Exercise instructions
Copy exactly the lines from the start of the material through the line with "return pd.DataFrame(rows)". Pictures stay out of the copy.

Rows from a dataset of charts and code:
* * * * * * * * *

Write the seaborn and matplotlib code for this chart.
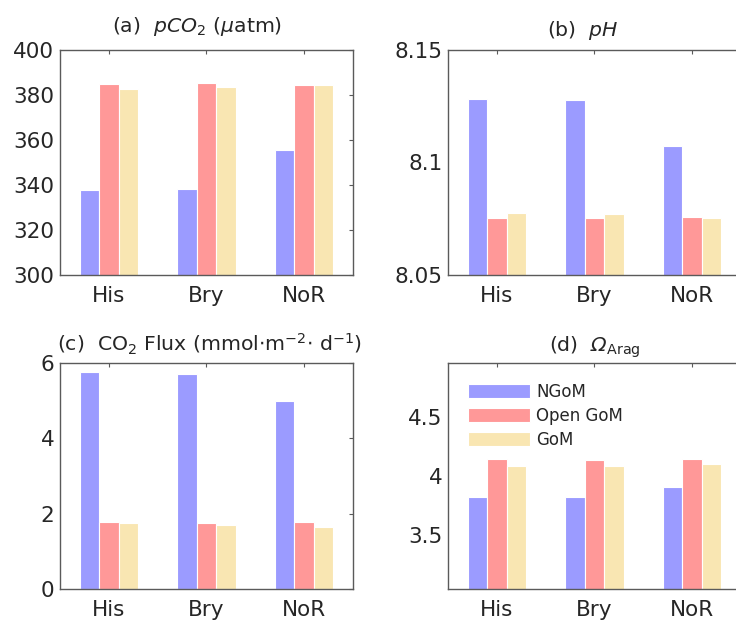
import matplotlib
matplotlib.use("Agg")
import matplotlib.pyplot as plt
import pandas as pd
import seaborn as sns

# Categories
runs = ["His", "Bry", "NoR"]
regions = ["NGoM", "Open GoM", "GoM"]

# pCO2 (uatm), one list per region, ordered like runs
pco2_ngom = [337.6, 338.1, 355.6]
pco2_open = [384.7, 385.3, 384.6]
pco2_gom = [382.8, 383.3, 384.6]

# pH
ph_ngom = [8.128, 8.1277, 8.1072]
ph_open = [8.0754, 8.0753, 8.0759]
ph_gom = [8.0775, 8.0771, 8.0754]

# CO2 flux (mmol m-2 d-1)
flux_ngom = [5.75, 5.72, 5.00]
flux_open = [1.79, 1.75, 1.79]
flux_gom = [1.76, 1.71, 1.65]

# Omega aragonite
omega_ngom = [3.824, 3.818, 3.909]
omega_open = [4.142, 4.136, 4.145]
omega_gom = [4.085, 4.088, 4.102]


def to_long(ngom, open_gom, gom):
    rows = []
    for vals, reg in zip([ngom, open_gom, gom], regions):
        for run, v in zip(runs, vals):
            rows.append({"run": run, "region": reg, "value": v})
    return pd.DataFrame(rows)


sns.set_style("white")
plt.rcParams["font.family"] = ["DejaVu Sans"]
plt.rcParams["mathtext.fontset"] = "dejavusans"
# fonte "custom" so para o Omega italico do painel (d)
plt.rcParams["mathtext.rm"] = "DejaVu Sans:italic"
plt.rcParams["mathtext.it"] = "DejaVu Sans:italic"
plt.rcParams["mathtext.sf"] = "DejaVu Sans"

cores = {"NGoM": "#9b9bff", "Open GoM": "#ff9898", "GoM": "#f9e6b2"}
txt = "#262626"
box = "#5a5a5a"

fig = plt.figure(figsize=(7.36, 6.2), dpi=100)
w, h = 0.398, 0.363
posicoes = [
    [0.0815, 0.5565, w, h],
    [0.6087, 0.5565, w, h],
    [0.0815, 0.050, w, 0.3645],
    [0.6087, 0.050, w, 0.3645],
]

# (dados, titulo, ylim, yticks, rotulos, pad titulo, x titulo, fonte math)
paineis = [
    (to_long(pco2_ngom, pco2_open, pco2_gom), r"(a)  $pCO_2$ ($\mu$atm)", (300, 400), [300, 320, 340, 360, 380, 400], None, 13, 0.468, "dejavusans"),
    (to_long(ph_ngom, ph_open, ph_gom), r"(b)  $pH$", (8.05, 8.15), [8.05, 8.1, 8.15], ["8.05", "8.1", "8.15"], 10, 0.46, "dejavusans"),
    (to_long(flux_ngom, flux_open, flux_gom), r"(c)  CO$_2$ Flux (mmol$\cdot$m$^{-2}$$\cdot$ d$^{-1}$)", (0, 6), [0, 2, 4, 6], None, 8, 0.512, "dejavusans"),
    (to_long(omega_ngom, omega_open, omega_gom), r"(d)  $\Omega_{\mathsf{Arag}}$", (3.04, 4.96), [3.5, 4, 4.5], ["3.5", "4", "4.5"], 8, 0.5, "custom"),
]

for i, (df, titulo, ylim, yticks, ylabels, pad_t, x_t, mfont) in enumerate(paineis):
    ax = fig.add_axes(posicoes[i])
    sns.barplot(data=df, x="run", y="value", hue="region", order=runs,
                hue_order=regions, palette=cores, width=0.6, ax=ax,
                edgecolor="white", linewidth=0.8, saturation=1, errorbar=None)
    ax.set_xlim(-0.5, 2.5)
    ax.set_ylim(*ylim)
    ax.set_yticks(yticks)
    if ylabels:
        ax.set_yticklabels(ylabels)
    ax.set_xlabel("")
    ax.set_ylabel("")
    t = ax.set_title(titulo, fontsize=14.7, color=txt, pad=pad_t, x=x_t)
    t.set_math_fontfamily(mfont)
    ax.tick_params(axis="both", direction="in", top=True, right=True,
                   length=2.6, width=0.8, colors=box, labelcolor=txt,
                   labelsize=15.5)
    ax.tick_params(axis="x", pad=8)
    ax.tick_params(axis="y", pad=4)
    for sp in ax.spines.values():
        sp.set_color(box)
        sp.set_linewidth(1.0)
    if i == 3:
        ax.legend(loc="upper left", frameon=False, fontsize=12,
                  handlelength=3.7, handleheight=0.9, labelspacing=0.35,
                  borderaxespad=0.8, handletextpad=0.4,
                  labelcolor=txt)
    else:
        ax.get_legend().remove()

fig.savefig("out.png", dpi=100)
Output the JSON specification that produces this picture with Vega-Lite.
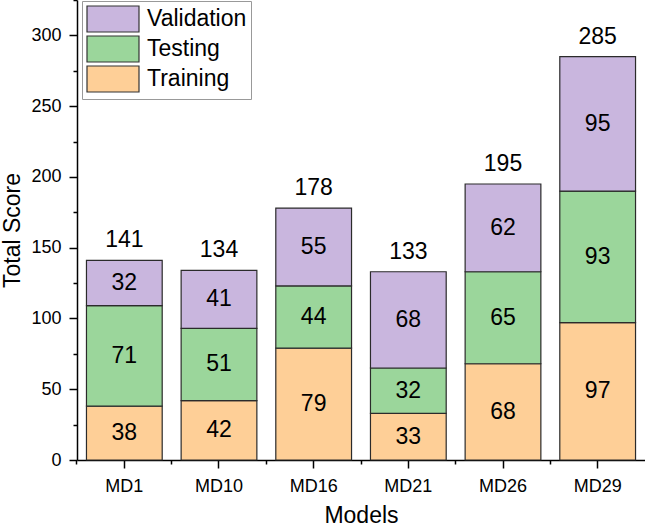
{
 "$schema": "https://vega.github.io/schema/vega-lite/v6.json",
 "width": 568, "height": 460,
 "autosize": {"type": "none"},
 "padding": {"left": 77, "top": 0, "right": 0, "bottom": 68},
 "config": {
  "view": {"stroke": null},
  "font": "Liberation Sans"
 },
 "data": {"values": [
  {"model": "MD1", "set": "Training", "order": 1, "value": 38},
  {"model": "MD1", "set": "Testing", "order": 2, "value": 71},
  {"model": "MD1", "set": "Validation", "order": 3, "value": 32},
  {"model": "MD10", "set": "Training", "order": 1, "value": 42},
  {"model": "MD10", "set": "Testing", "order": 2, "value": 51},
  {"model": "MD10", "set": "Validation", "order": 3, "value": 41},
  {"model": "MD16", "set": "Training", "order": 1, "value": 79},
  {"model": "MD16", "set": "Testing", "order": 2, "value": 44},
  {"model": "MD16", "set": "Validation", "order": 3, "value": 55},
  {"model": "MD21", "set": "Training", "order": 1, "value": 33},
  {"model": "MD21", "set": "Testing", "order": 2, "value": 32},
  {"model": "MD21", "set": "Validation", "order": 3, "value": 68},
  {"model": "MD26", "set": "Training", "order": 1, "value": 68},
  {"model": "MD26", "set": "Testing", "order": 2, "value": 65},
  {"model": "MD26", "set": "Validation", "order": 3, "value": 62},
  {"model": "MD29", "set": "Training", "order": 1, "value": 97},
  {"model": "MD29", "set": "Testing", "order": 2, "value": 93},
  {"model": "MD29", "set": "Validation", "order": 3, "value": 95}
 ]},
 "layer": [
  {
   "mark": {"type": "bar", "stroke": "#2b2b2b", "strokeWidth": 1.2},
   "encoding": {
    "x": {"field": "model", "type": "nominal", "sort": ["MD1", "MD10", "MD16", "MD21", "MD26", "MD29"], "scale": {"paddingInner": 0.2, "paddingOuter": 0.1},
     "axis": {"orient": "bottom", "title": "Models", "labelAngle": 0, "tickSize": 8, "labelPadding": 9, "titlePadding": 9, "labelFontSize": 18, "titleFontSize": 23, "titleFontWeight": "normal", "domainColor": "#000", "tickColor": "#000", "labelColor": "#000", "titleColor": "#000", "domainWidth": 1.5, "tickWidth": 1.5, "grid": false}},
    "y": {"field": "value", "type": "quantitative", "stack": "zero", "scale": {"domain": [0, 325], "nice": false},
     "axis": {"orient": "left", "title": "Total Score", "values": [0, 50, 100, 150, 200, 250, 300], "tickSize": 8, "labelPadding": 8, "titlePadding": 6, "labelFontSize": 18, "titleFontSize": 23, "titleFontWeight": "normal", "domainColor": "#000", "tickColor": "#000", "labelColor": "#000", "titleColor": "#000", "domainWidth": 1.5, "tickWidth": 1.5, "grid": false}},
    "color": {"field": "set", "type": "nominal",
     "scale": {"domain": ["Validation", "Testing", "Training"], "range": ["#C9B6DE", "#9BD69B", "#FECF97"]},
     "legend": {"orient": "none", "legendX": 5, "legendY": 1, "title": null, "symbolType": "M-2,-1H2V1H-2Z", "symbolSize": 676, "symbolOffset": 13, "symbolStrokeColor": "#333", "symbolStrokeWidth": 1.2, "symbolOpacity": 1, "labelFontSize": 23, "labelOffset": 20, "rowPadding": -3, "padding": 4, "strokeColor": "#999", "fillColor": "white", "labelColor": "#000"}},
    "order": {"field": "order", "type": "quantitative"}
   }
  },
  {
   "transform": [
    {"stack": "value", "groupby": ["model"], "sort": [{"field": "order", "order": "ascending"}], "as": ["lo", "hi"]},
    {"fold": ["lo", "hi"], "as": ["edge", "pos"]},
    {"aggregate": [{"op": "mean", "field": "pos", "as": "mid"}], "groupby": ["model", "set", "value"]}
   ],
   "mark": {"type": "text", "fontSize": 23, "baseline": "middle", "color": "#000"},
   "encoding": {
    "x": {"field": "model", "type": "nominal", "sort": ["MD1", "MD10", "MD16", "MD21", "MD26", "MD29"], "axis": null},
    "y": {"field": "mid", "type": "quantitative", "axis": null},
    "text": {"field": "value", "type": "quantitative"}
   }
  },
  {
   "transform": [
    {"aggregate": [{"op": "sum", "field": "value", "as": "total"}], "groupby": ["model"]}
   ],
   "mark": {"type": "text", "fontSize": 23, "baseline": "alphabetic", "dy": -13, "color": "#000"},
   "encoding": {
    "x": {"field": "model", "type": "nominal", "sort": ["MD1", "MD10", "MD16", "MD21", "MD26", "MD29"], "axis": null},
    "y": {"field": "total", "type": "quantitative", "axis": null},
    "text": {"field": "total", "type": "quantitative"}
   }
  },
  {
   "mark": {"type": "point", "opacity": 0},
   "encoding": {
    "x": {"field": "model", "type": "nominal", "sort": ["MD1", "MD10", "MD16", "MD21", "MD26", "MD29"],
     "axis": {"orient": "bottom", "title": null, "labels": false, "domain": false, "tickSize": 4, "tickColor": "#000", "tickWidth": 1.5, "grid": false, "bandPosition": -0.125}},
    "y": {"field": "value", "type": "quantitative",
     "axis": {"orient": "left", "title": null, "labels": false, "domain": false, "tickSize": 4, "tickColor": "#000", "tickWidth": 1.5, "grid": false, "values": [25, 75, 125, 175, 225, 275, 325]}}
   }
  }
 ],
 "resolve": {"axis": {"x": "independent", "y": "independent"}}
}
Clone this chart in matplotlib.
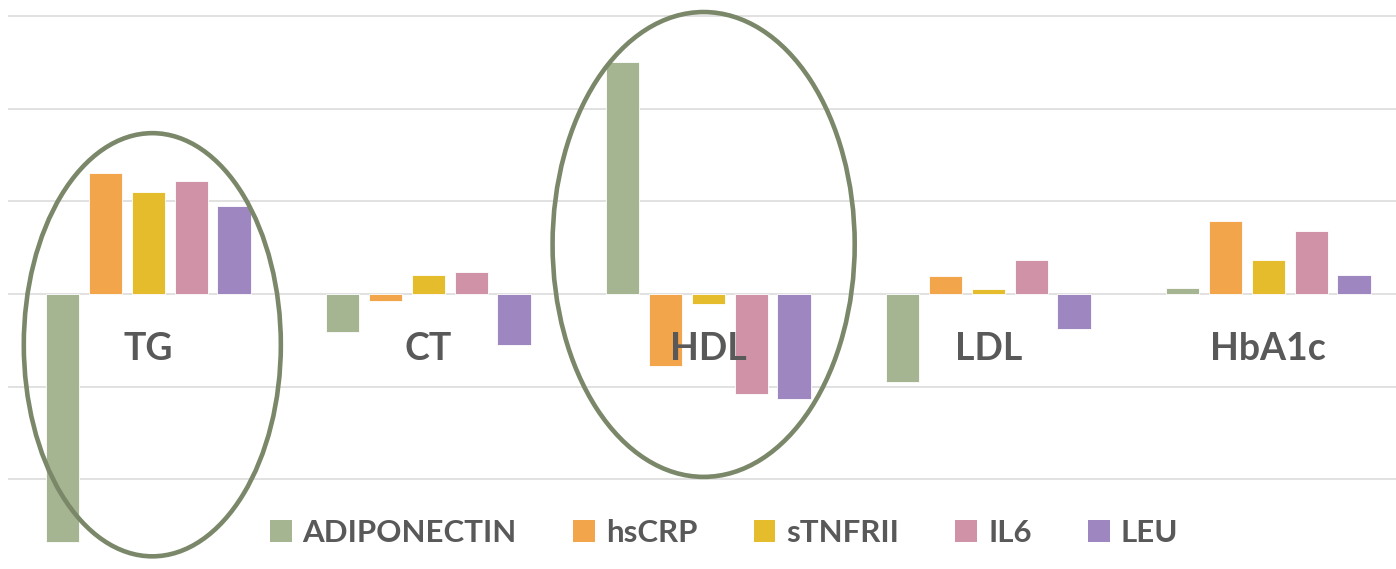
import matplotlib
matplotlib.use("Agg")
import matplotlib.pyplot as plt
from matplotlib.patches import Ellipse, Patch
import numpy as np

# data (one grid step = 1 unit)
categories = ["TG", "CT", "HDL", "LDL", "HbA1c"]
series = ["ADIPONECTIN", "hsCRP", "sTNFRII", "IL6", "LEU"]
adiponectin = [-2.68, -0.41, 2.51, -0.95, 0.07]
hscrp = [1.31, -0.08, -0.78, 0.19, 0.79]
stnfrii = [1.10, 0.21, -0.11, 0.05, 0.37]
il6 = [1.22, 0.24, -1.08, 0.37, 0.68]
leu = [0.95, -0.55, -1.13, -0.38, 0.20]
colors = ["#a6b591", "#f2a54a", "#e5bc2b", "#d092a6", "#9e86c1"]

values = [adiponectin, hscrp, stnfrii, il6, leu]

plt.rcParams["font.family"] = ["Lato", "DejaVu Sans"]

W, H = 1396, 569
fig = plt.figure(figsize=(W / 100, H / 100), dpi=100)
left_px = 8.4
group_px = 280.0
unit_px = 92.6
zero_px = 294.0
ax = fig.add_axes([left_px / W, 0, 1 - left_px / W, 1])
ax.set_xlim(-0.5, -0.5 + (W - left_px) / group_px)
ax.set_ylim((zero_px - H) / unit_px, zero_px / unit_px)

x = np.arange(len(categories))
step = 0.153
width = 0.119
for i, (name, vals, c) in enumerate(zip(series, values, colors)):
    ax.bar(x + (i - 2) * step, vals, width, color=c, edgecolor="white",
           linewidth=0.6, zorder=2, label=name)

ax.set_yticks(np.arange(-2, 4))
ax.grid(axis="y", color="#d9d9d9", linewidth=1.1, zorder=0)
ax.set_axisbelow(True)
ax.tick_params(left=False, bottom=False, labelleft=False, labelbottom=False)
for s in ax.spines.values():
    s.set_visible(False)

for xi, cat in zip(x, categories):
    ax.text(xi, -0.59, cat, ha="center", va="center", fontsize=27,
            fontweight="bold", color="#595959", zorder=4)

# highlight ellipses around TG and HDL
ell_col = "#7a8769"
ax.add_patch(Ellipse((x[0] + 0.014, -0.548), 0.918, 4.57, fill=False,
                     edgecolor=ell_col, linewidth=3.3, zorder=5))
ax.add_patch(Ellipse((x[2] - 0.017, 0.535), 1.079, 5.02, fill=False,
                     edgecolor=ell_col, linewidth=3.3, zorder=5))

handles = [Patch(facecolor=c, label=n) for n, c in zip(series, colors)]
leg = fig.legend(handles=handles, loc="center", ncol=5, frameon=False,
                 bbox_to_anchor=(724 / W, 1 - 533 / H),
                 handlelength=0.7, handleheight=0.7, handletextpad=0.35,
                 columnspacing=1.8, prop={"weight": "bold", "size": 22.5})
for t in leg.get_texts():
    t.set_color("#595959")

fig.savefig("out.png", dpi=100)
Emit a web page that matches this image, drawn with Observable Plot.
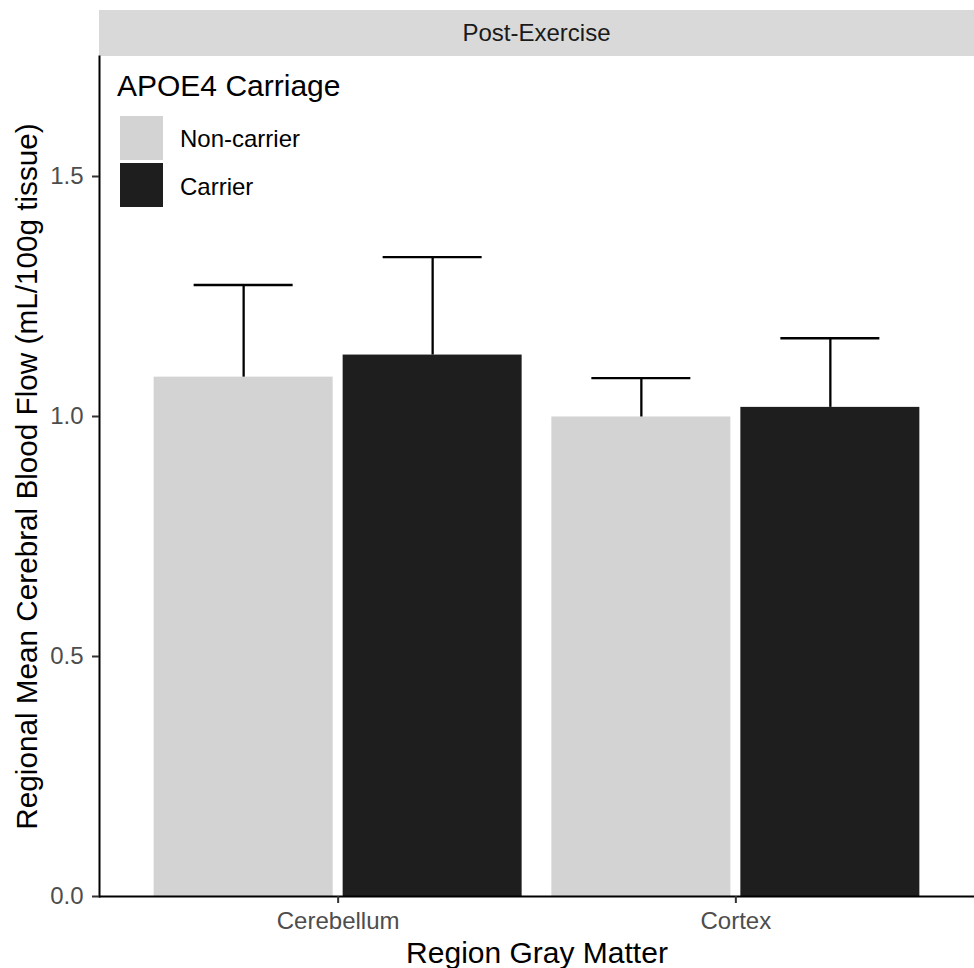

* * * * * * * * *

The result
Write the seaborn and matplotlib code for this chart.
import matplotlib
matplotlib.use("Agg")
import matplotlib.pyplot as plt
import pandas as pd
import seaborn as sns

# Categories
runs = ["His", "Bry", "NoR"]
regions = ["NGoM", "Open GoM", "GoM"]

# pCO2 (uatm), one list per region, ordered like runs
pco2_ngom = [337.6, 338.1, 355.6]
pco2_open = [384.7, 385.3, 384.6]
pco2_gom = [382.8, 383.3, 384.6]

# pH
ph_ngom = [8.128, 8.1277, 8.1072]
ph_open = [8.0754, 8.0753, 8.0759]
ph_gom = [8.0775, 8.0771, 8.0754]

# CO2 flux (mmol m-2 d-1)
flux_ngom = [5.75, 5.72, 5.00]
flux_open = [1.79, 1.75, 1.79]
flux_gom = [1.76, 1.71, 1.65]

# Omega aragonite
omega_ngom = [3.824, 3.818, 3.909]
omega_open = [4.142, 4.136, 4.145]
omega_gom = [4.085, 4.088, 4.102]


def to_long(ngom, open_gom, gom):
    rows = []
    for vals, reg in zip([ngom, open_gom, gom], regions):
        for run, v in zip(runs, vals):
            rows.append({"run": run, "region": reg, "value": v})
    return pd.DataFrame(rows)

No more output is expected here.